STATED TASK:
Give the number of lines holding the string "with", and nothing else.
#### DATA FOR THE TASK ####
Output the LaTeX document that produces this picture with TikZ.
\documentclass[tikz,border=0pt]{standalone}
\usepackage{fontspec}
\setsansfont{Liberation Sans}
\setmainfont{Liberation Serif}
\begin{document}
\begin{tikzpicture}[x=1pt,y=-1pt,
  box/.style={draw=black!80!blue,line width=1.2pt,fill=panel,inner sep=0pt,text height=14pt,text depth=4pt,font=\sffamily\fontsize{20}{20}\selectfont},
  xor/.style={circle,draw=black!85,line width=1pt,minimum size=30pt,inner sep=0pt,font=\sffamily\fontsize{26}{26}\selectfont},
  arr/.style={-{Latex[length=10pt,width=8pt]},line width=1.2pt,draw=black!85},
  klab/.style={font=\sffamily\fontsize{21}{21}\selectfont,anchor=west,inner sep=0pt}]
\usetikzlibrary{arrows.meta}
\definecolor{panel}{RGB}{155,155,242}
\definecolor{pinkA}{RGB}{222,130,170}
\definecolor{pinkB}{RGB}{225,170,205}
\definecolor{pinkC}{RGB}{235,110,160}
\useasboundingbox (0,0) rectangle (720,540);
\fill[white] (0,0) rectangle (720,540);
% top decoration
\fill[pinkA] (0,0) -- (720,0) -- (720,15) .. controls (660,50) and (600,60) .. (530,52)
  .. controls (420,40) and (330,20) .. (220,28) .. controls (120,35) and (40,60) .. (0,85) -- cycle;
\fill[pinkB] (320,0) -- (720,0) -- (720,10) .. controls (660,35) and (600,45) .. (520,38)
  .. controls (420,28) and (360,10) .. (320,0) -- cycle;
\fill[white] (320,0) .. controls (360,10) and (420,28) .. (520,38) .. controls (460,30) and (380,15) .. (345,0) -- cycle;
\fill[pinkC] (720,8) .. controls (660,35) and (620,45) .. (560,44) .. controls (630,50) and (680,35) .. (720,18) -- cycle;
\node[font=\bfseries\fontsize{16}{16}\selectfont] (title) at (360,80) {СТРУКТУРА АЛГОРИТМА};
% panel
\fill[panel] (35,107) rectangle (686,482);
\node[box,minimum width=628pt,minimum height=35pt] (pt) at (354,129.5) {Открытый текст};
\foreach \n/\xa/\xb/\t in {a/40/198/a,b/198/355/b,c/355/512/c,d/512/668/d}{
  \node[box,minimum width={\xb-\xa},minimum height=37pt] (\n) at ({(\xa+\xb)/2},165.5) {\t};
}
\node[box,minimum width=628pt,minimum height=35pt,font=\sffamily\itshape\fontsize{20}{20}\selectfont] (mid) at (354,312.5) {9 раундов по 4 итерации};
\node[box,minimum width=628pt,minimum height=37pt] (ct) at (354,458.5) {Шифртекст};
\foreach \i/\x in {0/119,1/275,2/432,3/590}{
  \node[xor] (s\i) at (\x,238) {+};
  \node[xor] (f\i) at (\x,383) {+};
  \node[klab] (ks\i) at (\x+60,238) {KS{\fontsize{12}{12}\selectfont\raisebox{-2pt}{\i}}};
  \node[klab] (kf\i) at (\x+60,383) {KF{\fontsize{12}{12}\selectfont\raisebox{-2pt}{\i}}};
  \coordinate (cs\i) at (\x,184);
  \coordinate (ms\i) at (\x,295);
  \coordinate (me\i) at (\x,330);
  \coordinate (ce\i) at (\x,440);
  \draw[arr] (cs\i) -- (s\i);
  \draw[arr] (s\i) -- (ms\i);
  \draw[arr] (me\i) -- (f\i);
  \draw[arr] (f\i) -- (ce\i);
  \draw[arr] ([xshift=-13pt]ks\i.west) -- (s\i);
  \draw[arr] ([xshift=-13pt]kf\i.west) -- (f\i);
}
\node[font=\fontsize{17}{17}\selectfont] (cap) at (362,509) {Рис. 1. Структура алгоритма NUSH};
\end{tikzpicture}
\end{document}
####
#### DATA FOR THE TASK ####
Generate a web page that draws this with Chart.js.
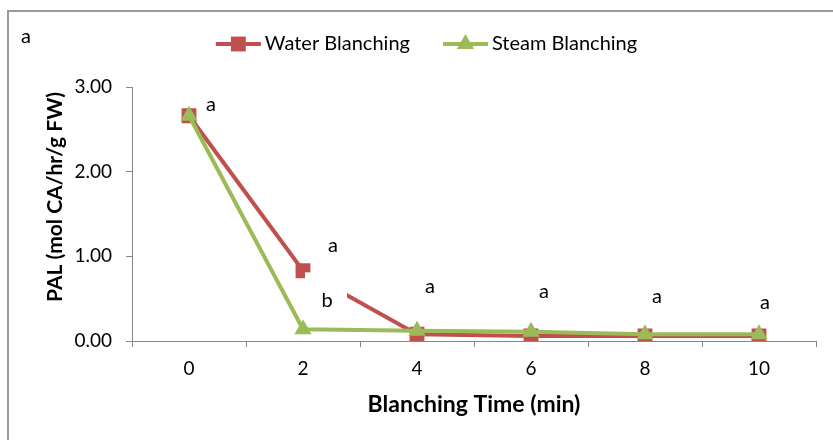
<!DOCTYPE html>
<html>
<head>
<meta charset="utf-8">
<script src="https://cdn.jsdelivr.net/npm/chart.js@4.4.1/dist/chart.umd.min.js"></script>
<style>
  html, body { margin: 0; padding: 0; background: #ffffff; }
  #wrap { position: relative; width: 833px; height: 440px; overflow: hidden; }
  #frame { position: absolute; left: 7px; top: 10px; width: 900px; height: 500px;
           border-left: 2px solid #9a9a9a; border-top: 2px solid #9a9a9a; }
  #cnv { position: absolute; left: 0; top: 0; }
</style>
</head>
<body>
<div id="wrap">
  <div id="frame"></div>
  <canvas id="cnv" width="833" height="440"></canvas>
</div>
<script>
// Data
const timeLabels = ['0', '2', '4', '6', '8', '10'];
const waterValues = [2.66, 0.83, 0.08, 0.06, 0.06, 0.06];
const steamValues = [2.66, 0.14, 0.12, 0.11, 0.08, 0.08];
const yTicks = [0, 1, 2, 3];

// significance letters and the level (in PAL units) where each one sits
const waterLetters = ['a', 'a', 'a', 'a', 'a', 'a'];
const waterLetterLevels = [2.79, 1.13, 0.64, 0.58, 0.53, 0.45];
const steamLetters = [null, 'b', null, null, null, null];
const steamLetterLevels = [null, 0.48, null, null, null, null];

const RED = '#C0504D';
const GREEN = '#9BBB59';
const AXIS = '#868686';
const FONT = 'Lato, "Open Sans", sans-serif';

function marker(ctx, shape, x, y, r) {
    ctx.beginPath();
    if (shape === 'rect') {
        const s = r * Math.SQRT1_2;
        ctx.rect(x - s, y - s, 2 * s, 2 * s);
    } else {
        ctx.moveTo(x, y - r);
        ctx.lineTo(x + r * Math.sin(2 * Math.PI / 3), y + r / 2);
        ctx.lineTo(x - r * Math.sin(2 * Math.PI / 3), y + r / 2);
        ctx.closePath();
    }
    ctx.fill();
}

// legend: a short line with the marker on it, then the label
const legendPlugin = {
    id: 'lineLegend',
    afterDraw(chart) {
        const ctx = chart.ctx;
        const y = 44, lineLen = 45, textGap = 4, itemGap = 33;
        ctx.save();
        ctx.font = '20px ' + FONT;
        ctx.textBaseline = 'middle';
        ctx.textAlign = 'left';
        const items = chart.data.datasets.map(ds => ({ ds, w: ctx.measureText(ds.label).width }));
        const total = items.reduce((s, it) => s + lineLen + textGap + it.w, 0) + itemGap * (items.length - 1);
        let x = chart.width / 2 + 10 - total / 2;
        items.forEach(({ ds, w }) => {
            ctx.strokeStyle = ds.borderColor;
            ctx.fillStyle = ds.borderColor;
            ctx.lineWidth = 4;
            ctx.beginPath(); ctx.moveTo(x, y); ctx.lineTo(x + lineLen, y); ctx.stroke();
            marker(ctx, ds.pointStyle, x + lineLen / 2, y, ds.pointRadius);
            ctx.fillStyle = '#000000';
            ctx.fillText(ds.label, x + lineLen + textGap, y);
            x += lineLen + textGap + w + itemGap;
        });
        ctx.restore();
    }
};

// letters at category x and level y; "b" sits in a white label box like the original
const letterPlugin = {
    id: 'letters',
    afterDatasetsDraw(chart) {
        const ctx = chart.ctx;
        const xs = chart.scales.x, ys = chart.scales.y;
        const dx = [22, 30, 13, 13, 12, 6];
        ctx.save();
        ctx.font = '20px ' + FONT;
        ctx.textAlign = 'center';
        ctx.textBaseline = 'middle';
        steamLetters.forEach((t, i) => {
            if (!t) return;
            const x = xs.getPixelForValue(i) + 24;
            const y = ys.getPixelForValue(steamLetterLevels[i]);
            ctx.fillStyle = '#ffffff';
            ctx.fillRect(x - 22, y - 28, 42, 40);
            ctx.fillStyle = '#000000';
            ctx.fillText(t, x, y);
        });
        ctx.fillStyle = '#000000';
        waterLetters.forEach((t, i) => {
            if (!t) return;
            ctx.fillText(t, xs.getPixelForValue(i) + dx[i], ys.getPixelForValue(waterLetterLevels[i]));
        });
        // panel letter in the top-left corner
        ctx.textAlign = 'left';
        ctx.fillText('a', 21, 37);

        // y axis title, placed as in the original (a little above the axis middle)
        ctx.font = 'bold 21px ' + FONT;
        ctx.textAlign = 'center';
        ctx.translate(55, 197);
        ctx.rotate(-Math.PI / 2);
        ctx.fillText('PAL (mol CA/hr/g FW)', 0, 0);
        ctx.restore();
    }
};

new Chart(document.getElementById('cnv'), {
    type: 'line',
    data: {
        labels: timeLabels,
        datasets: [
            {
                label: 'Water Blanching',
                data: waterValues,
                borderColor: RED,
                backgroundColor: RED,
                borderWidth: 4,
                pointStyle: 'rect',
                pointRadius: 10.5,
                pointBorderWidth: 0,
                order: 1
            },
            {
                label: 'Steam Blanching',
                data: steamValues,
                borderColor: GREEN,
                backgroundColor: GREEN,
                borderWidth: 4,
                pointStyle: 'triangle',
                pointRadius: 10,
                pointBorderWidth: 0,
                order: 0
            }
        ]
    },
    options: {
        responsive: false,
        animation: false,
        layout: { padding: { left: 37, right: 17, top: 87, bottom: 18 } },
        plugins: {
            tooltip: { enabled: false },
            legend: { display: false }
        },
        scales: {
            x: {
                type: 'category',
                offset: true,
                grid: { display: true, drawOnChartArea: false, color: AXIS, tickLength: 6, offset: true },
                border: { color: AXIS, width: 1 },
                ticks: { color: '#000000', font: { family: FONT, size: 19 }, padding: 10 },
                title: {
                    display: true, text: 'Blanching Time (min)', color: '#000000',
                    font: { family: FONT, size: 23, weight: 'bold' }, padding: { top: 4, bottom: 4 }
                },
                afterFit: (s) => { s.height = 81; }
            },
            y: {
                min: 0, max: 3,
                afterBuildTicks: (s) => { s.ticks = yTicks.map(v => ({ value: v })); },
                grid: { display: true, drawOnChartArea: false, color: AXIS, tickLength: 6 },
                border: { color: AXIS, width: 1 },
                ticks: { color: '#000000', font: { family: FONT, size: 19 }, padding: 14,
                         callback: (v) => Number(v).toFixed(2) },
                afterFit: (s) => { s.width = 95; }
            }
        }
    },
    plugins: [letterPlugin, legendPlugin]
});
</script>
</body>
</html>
####
EXERCISE ANSWER:
3